Exercise: The lines to extract run from the start of the records through the line with "var lsmPSNR = [31.6, 34.13, 35.3, 37.08, 40.41, 41.46];", both ends included; drop the pictures.

Records for this exercise:
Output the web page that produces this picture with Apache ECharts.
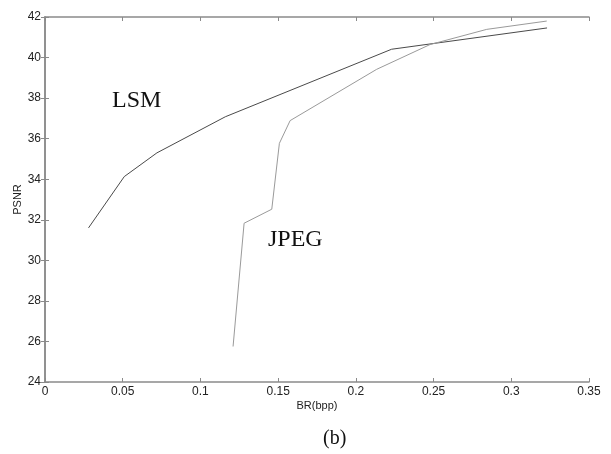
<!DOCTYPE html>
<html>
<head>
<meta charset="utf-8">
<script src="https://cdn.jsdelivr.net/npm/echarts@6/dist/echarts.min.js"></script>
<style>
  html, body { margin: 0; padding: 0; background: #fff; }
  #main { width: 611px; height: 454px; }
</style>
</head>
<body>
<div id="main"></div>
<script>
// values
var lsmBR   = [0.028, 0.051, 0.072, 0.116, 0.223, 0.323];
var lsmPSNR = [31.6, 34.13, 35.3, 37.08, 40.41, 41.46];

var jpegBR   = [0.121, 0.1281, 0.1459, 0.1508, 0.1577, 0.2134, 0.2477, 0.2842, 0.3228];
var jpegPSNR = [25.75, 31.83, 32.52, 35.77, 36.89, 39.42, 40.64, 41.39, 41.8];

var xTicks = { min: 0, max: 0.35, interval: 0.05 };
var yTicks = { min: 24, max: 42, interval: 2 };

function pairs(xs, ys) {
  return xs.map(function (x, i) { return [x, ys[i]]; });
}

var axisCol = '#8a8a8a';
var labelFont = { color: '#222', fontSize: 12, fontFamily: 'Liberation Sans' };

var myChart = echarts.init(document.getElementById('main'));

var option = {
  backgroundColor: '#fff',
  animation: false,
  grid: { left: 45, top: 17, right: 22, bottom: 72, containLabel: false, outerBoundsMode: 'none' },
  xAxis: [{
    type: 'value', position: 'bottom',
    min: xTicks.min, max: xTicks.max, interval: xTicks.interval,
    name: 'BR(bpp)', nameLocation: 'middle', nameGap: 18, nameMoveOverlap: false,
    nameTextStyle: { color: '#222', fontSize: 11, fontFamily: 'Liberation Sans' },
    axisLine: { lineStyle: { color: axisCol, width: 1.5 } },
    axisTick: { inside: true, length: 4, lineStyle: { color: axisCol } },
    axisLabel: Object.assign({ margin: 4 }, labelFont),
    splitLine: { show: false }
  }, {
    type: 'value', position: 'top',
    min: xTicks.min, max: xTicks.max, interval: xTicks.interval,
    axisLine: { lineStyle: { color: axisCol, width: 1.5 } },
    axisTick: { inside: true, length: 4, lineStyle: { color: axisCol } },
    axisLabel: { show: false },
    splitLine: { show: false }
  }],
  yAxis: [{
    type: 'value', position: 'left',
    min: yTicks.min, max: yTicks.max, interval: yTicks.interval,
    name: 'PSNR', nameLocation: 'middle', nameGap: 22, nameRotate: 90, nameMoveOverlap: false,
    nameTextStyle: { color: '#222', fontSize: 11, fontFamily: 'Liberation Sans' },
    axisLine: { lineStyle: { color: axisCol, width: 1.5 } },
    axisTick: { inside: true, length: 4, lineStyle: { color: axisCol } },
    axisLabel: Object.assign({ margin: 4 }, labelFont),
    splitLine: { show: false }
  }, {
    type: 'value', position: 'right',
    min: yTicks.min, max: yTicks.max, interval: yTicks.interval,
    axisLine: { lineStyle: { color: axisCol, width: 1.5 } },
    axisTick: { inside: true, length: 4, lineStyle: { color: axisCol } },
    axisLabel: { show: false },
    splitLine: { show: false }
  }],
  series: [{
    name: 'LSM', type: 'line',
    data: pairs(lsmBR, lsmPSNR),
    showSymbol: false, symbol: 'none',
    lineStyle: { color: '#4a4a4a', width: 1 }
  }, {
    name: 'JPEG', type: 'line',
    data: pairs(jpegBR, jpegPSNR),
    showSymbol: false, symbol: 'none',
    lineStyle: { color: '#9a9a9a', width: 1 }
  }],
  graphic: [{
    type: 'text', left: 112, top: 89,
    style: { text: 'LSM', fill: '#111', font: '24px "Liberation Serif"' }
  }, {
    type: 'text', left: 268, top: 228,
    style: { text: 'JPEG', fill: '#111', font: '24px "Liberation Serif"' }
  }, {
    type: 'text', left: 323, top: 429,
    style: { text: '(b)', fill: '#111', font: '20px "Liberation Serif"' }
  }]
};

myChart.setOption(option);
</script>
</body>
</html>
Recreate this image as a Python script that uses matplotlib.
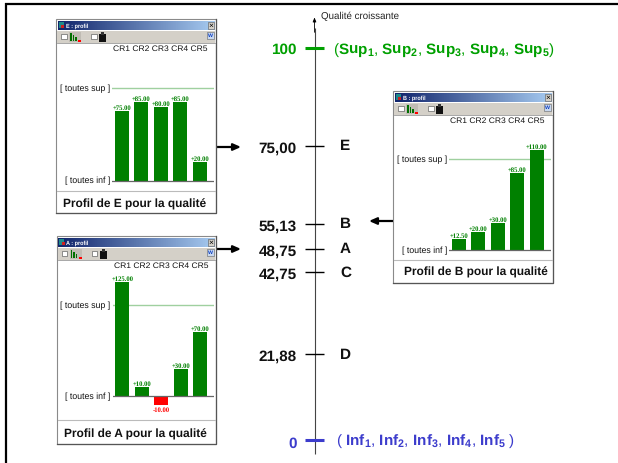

Exercise solution:
Output the web page that produces this picture with Apache ECharts.
<!DOCTYPE html>
<html>
<head>
<meta charset="utf-8">
<script src="https://cdn.jsdelivr.net/npm/echarts@6/dist/echarts.min.js"></script>
<style>
  html, body { margin: 0; padding: 0; background: #fff; }
  #main { width: 611px; height: 454px; }
</style>
</head>
<body>
<div id="main"></div>
<script>
// values
var lsmBR   = [0.028, 0.051, 0.072, 0.116, 0.223, 0.323];
var lsmPSNR = [31.6, 34.13, 35.3, 37.08, 40.41, 41.46];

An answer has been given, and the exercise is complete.